The report by Bloomberg says that Aurangzeb’s appointment over Ishaq Dar signals Prime Minister Shehbaz Sharif’s intent to get ‘technocrats to help fix the country’.
“We have to carry out a surgical operation as antibiotics will not work at all,” PM Shehbaz said after taking power.
As CEO of JP Morgan’s Global Corporate Bank and then Habib Bank in Pakistan, Bloomberg described Aurangzeb as a ‘seasoned banker’.
Bloomberg also said that Shehbaz has experience in closing deals with IMF, as he had done last year when talks with IMF seemed to be stalled.

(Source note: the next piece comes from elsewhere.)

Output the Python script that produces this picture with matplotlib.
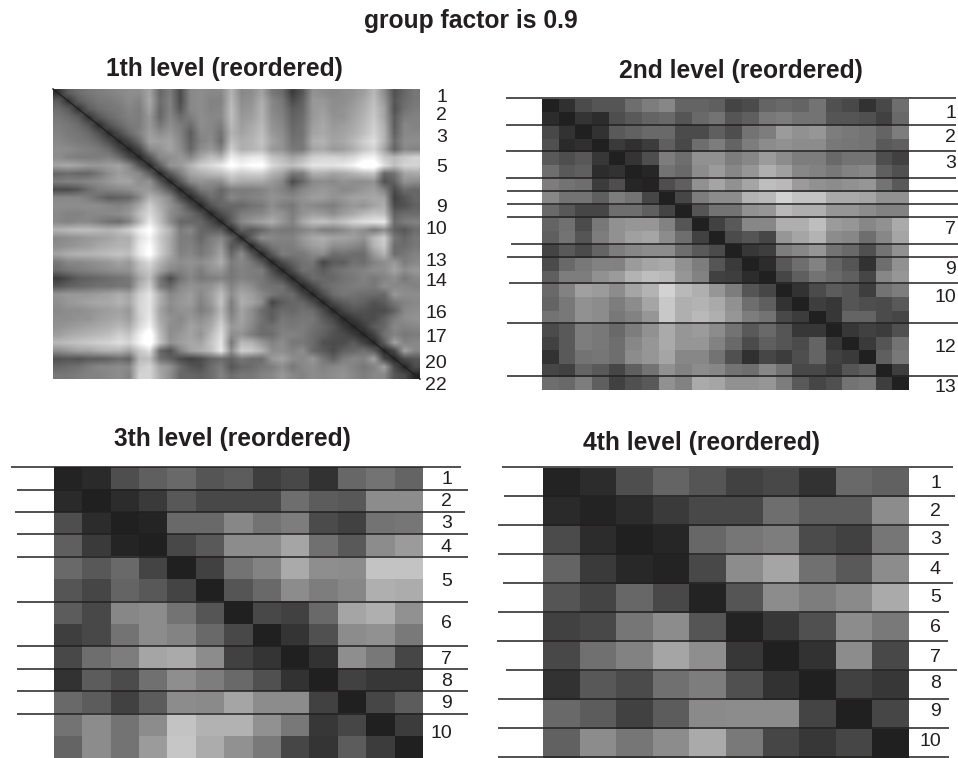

Ankur Shukla, an economics analyst at Bloomberg, said that Shehbaz’s manifesto outlines policies aligned with IMF demands which would make it easier for a new bailout package to be secured.
“Sharif has the track record of carrying out reforms and his return as prime minister for a second term increases the chances of securing a new IMF package,” Shukla was quoted as saying.
However, Bloomberg also quoted a Pakistani economist, Nadeem ul Haque, who did not share Shukla’s optimism.
“We have deep, deep problems in the economy and society that need to be fixed. Changing people or the IMF program is just window dressing,” Haque was quoted as saying.